Return only the lines running from the line with "Output the Python" down to the line with "from matplotlib.ticker import", both included, exactly as they appear.

--- INFORMATION SUPPLIED ---

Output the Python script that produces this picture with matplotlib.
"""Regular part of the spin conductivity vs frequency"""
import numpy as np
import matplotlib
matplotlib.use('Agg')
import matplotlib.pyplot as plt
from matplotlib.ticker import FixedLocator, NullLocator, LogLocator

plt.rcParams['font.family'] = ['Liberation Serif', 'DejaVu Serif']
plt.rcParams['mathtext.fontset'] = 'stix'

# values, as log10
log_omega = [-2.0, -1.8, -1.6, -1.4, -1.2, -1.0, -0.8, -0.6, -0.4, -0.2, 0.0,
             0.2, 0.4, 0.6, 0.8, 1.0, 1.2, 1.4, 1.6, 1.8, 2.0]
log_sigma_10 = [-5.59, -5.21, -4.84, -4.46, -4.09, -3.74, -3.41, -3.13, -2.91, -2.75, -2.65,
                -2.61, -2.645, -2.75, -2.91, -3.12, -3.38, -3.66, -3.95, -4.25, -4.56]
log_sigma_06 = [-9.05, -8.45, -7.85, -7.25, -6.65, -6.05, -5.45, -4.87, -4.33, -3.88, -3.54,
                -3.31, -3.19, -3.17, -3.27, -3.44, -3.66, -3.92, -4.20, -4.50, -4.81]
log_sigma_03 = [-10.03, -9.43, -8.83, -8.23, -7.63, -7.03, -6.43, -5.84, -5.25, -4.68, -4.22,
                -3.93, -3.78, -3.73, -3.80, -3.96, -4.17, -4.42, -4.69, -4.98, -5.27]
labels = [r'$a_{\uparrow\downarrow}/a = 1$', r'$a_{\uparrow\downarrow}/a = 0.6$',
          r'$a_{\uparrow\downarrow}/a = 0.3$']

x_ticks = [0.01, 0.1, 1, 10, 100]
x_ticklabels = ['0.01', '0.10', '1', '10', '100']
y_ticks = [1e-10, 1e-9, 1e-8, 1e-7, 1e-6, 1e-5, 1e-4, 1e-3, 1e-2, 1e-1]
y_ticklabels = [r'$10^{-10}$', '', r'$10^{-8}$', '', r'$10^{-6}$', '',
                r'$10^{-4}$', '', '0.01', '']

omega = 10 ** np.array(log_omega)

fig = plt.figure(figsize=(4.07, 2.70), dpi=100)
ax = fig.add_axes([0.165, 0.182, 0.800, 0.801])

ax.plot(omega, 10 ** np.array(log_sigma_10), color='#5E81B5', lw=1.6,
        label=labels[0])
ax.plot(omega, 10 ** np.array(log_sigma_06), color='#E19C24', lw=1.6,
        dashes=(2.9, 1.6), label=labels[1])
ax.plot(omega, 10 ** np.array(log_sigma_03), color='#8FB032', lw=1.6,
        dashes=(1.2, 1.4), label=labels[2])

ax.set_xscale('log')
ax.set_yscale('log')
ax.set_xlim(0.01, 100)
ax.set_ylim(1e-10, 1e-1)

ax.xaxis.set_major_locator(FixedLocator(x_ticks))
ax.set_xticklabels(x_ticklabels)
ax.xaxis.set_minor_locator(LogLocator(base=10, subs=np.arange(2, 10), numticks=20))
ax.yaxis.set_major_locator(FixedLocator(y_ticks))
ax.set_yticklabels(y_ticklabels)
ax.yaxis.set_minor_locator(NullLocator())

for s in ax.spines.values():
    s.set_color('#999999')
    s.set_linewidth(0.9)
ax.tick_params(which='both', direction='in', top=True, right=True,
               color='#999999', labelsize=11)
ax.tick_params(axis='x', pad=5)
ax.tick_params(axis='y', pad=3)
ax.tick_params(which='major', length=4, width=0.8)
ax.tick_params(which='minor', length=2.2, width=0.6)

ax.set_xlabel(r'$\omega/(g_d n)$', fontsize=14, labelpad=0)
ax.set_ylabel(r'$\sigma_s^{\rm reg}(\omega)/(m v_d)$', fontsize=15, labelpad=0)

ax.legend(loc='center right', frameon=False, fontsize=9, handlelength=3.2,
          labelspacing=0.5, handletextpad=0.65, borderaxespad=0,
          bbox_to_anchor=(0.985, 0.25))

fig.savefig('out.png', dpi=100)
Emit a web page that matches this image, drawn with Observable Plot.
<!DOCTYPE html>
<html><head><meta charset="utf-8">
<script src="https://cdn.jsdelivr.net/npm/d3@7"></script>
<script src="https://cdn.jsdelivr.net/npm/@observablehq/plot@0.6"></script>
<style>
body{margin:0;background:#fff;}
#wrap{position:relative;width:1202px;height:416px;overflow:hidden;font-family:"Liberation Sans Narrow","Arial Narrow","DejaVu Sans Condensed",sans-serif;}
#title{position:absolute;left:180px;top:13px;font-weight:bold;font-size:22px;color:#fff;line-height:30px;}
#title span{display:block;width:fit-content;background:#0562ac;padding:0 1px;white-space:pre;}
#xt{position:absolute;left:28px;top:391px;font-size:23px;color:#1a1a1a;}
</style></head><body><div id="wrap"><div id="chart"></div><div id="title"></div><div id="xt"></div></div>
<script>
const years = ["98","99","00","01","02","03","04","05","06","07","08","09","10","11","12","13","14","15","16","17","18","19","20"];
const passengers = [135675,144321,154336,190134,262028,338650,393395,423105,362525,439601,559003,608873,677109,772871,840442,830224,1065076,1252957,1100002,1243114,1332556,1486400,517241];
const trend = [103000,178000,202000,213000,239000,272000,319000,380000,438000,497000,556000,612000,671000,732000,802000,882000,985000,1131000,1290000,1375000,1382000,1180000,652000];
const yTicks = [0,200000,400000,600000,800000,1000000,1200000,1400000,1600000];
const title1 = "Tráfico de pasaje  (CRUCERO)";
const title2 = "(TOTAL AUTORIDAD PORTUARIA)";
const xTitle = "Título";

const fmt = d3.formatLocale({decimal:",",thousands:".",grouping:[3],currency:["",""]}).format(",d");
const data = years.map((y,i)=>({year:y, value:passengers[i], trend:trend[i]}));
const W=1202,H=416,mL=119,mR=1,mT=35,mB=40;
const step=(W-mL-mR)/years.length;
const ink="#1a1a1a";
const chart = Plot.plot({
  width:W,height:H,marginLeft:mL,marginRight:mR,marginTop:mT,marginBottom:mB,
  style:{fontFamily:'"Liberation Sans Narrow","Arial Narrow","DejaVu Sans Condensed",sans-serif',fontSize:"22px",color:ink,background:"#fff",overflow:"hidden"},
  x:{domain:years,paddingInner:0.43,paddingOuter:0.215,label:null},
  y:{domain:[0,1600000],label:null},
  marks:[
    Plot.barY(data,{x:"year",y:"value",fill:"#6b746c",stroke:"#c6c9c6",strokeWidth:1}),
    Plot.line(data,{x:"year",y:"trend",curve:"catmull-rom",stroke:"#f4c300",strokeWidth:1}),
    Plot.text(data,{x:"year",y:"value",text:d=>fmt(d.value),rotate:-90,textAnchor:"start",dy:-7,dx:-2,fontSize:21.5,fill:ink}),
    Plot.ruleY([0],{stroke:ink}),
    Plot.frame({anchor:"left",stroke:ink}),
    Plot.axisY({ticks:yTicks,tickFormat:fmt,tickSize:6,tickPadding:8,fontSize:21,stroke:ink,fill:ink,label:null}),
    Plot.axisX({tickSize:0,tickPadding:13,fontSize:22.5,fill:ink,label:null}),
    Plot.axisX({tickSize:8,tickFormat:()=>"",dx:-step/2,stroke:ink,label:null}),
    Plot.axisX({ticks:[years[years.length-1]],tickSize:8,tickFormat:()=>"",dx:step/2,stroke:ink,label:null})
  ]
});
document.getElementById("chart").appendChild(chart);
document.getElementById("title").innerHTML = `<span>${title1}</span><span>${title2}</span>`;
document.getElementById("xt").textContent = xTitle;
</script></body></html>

---
--- INFORMATION SUPPLIED ---

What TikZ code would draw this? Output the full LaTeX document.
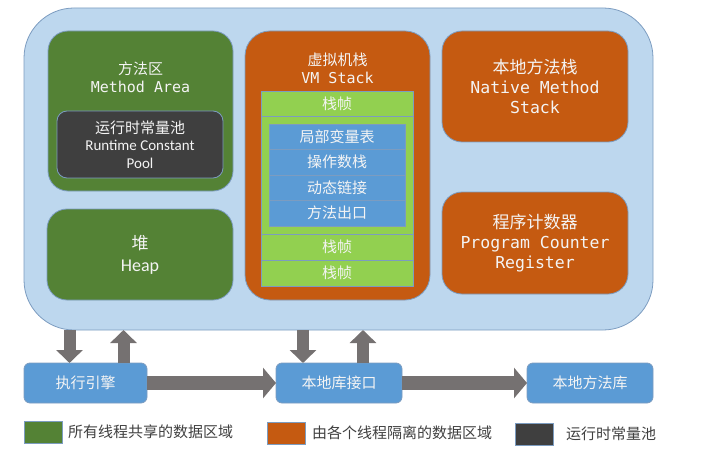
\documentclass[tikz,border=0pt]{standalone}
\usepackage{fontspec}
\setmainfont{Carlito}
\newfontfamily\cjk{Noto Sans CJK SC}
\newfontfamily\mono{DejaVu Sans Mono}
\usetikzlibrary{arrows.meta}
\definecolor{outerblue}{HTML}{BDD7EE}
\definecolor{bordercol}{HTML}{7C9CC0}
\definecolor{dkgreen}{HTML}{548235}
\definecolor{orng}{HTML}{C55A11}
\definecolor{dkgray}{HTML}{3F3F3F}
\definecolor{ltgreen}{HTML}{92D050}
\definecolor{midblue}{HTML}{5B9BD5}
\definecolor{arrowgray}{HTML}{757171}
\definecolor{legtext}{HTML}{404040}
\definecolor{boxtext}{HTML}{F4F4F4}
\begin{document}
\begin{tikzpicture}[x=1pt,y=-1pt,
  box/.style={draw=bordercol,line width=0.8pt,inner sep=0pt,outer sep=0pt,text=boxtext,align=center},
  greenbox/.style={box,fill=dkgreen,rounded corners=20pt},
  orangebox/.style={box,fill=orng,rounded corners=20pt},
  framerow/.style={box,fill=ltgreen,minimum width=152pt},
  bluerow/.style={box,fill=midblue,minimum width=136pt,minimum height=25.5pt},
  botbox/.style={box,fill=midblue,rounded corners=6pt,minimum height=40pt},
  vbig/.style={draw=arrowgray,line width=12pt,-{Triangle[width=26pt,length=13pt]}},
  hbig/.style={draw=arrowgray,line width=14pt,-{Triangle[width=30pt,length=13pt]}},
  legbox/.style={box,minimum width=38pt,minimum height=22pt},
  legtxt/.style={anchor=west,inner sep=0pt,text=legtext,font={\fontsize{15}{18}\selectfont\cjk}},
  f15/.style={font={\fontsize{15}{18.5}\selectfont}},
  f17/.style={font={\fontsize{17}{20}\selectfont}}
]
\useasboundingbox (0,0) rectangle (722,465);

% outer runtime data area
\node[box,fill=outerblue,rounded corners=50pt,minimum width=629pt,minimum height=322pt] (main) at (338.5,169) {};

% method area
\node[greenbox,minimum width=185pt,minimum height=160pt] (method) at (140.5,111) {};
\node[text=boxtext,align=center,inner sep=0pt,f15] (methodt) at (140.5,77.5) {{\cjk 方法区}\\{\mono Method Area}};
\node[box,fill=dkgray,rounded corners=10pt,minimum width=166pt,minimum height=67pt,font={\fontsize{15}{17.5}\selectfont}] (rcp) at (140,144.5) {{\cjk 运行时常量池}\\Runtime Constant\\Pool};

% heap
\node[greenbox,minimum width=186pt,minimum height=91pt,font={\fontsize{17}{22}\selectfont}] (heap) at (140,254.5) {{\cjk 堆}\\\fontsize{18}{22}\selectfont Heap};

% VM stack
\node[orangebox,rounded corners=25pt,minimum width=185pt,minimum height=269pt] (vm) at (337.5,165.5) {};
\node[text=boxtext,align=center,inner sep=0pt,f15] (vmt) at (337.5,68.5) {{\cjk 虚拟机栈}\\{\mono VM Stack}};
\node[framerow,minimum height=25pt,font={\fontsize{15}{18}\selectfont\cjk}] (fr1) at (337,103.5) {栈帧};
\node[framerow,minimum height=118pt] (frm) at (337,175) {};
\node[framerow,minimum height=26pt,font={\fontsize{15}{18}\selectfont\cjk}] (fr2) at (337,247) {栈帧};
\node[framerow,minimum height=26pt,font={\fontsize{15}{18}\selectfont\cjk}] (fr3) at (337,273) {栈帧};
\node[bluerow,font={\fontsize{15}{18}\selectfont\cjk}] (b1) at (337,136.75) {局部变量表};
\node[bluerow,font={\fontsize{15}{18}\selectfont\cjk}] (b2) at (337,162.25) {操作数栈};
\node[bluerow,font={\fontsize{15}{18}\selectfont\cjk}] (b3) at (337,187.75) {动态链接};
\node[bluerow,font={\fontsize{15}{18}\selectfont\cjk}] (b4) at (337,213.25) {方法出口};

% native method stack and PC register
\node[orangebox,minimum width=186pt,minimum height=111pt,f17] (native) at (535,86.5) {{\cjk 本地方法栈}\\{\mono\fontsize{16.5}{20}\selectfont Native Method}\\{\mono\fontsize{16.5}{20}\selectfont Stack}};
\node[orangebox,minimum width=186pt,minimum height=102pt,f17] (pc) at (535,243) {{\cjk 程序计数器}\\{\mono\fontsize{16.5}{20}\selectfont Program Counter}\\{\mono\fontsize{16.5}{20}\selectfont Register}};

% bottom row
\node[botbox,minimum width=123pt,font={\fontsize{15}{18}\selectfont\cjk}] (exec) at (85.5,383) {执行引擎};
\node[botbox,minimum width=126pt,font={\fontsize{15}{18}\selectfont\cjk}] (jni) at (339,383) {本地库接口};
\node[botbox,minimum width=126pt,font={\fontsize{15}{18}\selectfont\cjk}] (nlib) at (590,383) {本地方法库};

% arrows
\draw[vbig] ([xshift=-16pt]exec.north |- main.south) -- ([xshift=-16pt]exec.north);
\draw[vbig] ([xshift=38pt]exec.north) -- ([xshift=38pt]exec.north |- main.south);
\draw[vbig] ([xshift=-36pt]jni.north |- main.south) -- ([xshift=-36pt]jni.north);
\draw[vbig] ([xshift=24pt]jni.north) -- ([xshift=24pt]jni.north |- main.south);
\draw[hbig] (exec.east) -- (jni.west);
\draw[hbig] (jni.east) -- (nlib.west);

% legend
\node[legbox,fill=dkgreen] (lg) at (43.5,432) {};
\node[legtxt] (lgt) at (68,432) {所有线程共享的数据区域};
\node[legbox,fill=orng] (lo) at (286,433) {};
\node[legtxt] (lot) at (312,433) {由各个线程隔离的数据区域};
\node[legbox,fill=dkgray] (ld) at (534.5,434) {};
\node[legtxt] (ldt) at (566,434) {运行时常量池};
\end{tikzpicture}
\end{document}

---
--- INFORMATION SUPPLIED ---

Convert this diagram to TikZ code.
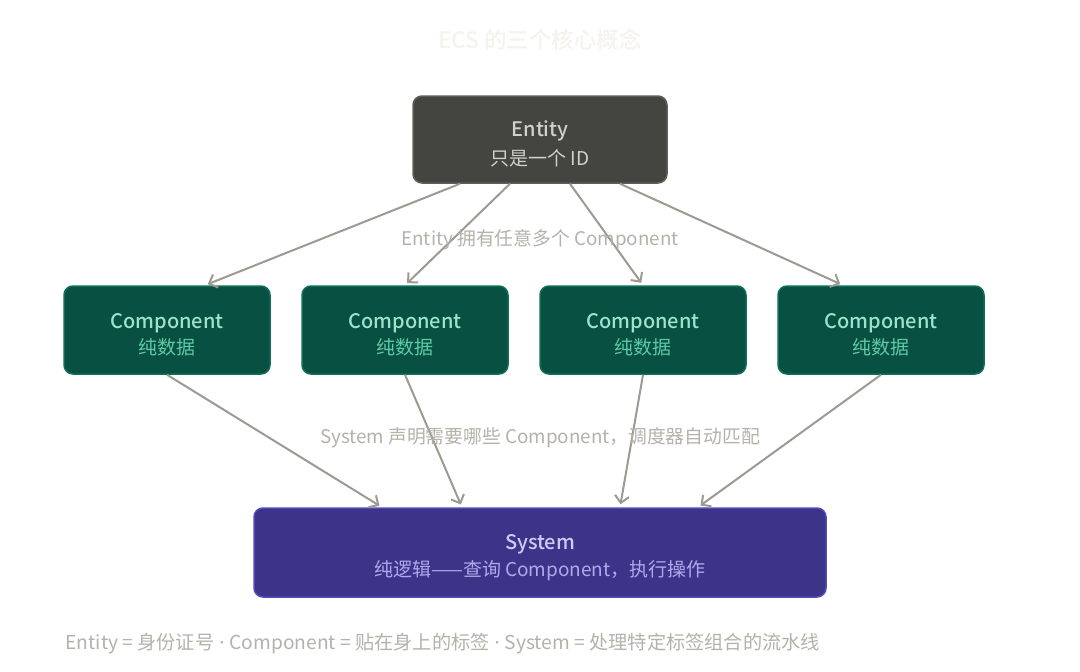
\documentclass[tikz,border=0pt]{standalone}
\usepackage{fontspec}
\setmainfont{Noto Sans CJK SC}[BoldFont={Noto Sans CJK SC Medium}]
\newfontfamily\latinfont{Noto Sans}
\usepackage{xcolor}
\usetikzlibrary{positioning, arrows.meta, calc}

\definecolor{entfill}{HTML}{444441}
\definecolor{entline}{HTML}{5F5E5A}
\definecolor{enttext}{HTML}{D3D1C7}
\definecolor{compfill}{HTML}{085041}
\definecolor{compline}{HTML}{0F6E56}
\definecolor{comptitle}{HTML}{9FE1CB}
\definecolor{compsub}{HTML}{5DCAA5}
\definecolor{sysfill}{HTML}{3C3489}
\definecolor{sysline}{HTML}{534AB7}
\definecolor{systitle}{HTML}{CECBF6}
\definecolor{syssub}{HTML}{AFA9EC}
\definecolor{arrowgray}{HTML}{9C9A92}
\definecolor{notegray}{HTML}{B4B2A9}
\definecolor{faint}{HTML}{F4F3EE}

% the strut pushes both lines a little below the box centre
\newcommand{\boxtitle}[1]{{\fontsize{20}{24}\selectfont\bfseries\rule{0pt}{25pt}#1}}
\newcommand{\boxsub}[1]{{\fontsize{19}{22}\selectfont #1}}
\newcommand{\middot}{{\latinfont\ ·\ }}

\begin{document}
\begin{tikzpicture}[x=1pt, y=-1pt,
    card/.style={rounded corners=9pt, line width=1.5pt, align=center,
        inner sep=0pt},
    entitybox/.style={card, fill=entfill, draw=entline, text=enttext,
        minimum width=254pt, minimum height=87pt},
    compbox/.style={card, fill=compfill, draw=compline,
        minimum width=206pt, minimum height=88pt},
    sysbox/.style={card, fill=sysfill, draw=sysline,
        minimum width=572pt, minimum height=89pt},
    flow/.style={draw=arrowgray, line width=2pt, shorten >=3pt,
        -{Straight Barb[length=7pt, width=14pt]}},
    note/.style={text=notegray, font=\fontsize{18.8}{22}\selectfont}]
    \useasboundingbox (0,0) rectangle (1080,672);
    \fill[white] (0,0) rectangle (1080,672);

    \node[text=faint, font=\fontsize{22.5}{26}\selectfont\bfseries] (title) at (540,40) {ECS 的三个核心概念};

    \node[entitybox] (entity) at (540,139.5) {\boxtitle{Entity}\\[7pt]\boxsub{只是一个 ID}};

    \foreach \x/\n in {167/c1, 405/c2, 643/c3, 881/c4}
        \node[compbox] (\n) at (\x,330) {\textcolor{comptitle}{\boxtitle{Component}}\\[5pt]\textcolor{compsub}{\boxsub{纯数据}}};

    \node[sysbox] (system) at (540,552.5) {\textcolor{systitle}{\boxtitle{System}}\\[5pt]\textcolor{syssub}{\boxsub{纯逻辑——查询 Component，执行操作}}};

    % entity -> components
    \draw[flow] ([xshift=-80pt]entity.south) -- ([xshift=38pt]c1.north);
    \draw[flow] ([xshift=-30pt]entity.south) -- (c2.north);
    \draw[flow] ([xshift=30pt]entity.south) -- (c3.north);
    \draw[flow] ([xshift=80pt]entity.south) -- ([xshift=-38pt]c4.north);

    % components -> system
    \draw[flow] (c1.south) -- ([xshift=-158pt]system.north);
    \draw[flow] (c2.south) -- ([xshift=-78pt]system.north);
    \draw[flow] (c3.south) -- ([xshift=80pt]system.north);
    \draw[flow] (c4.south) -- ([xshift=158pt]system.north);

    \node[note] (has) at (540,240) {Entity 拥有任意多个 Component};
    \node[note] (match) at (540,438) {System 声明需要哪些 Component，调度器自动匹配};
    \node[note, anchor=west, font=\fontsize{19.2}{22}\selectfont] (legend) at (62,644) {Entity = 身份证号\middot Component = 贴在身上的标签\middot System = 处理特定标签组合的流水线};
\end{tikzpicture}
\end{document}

---

* WRITTEN RESPONSE
Output the Python script that produces this picture with matplotlib.
"""Regular part of the spin conductivity vs frequency"""
import numpy as np
import matplotlib
matplotlib.use('Agg')
import matplotlib.pyplot as plt
from matplotlib.ticker import FixedLocator, NullLocator, LogLocator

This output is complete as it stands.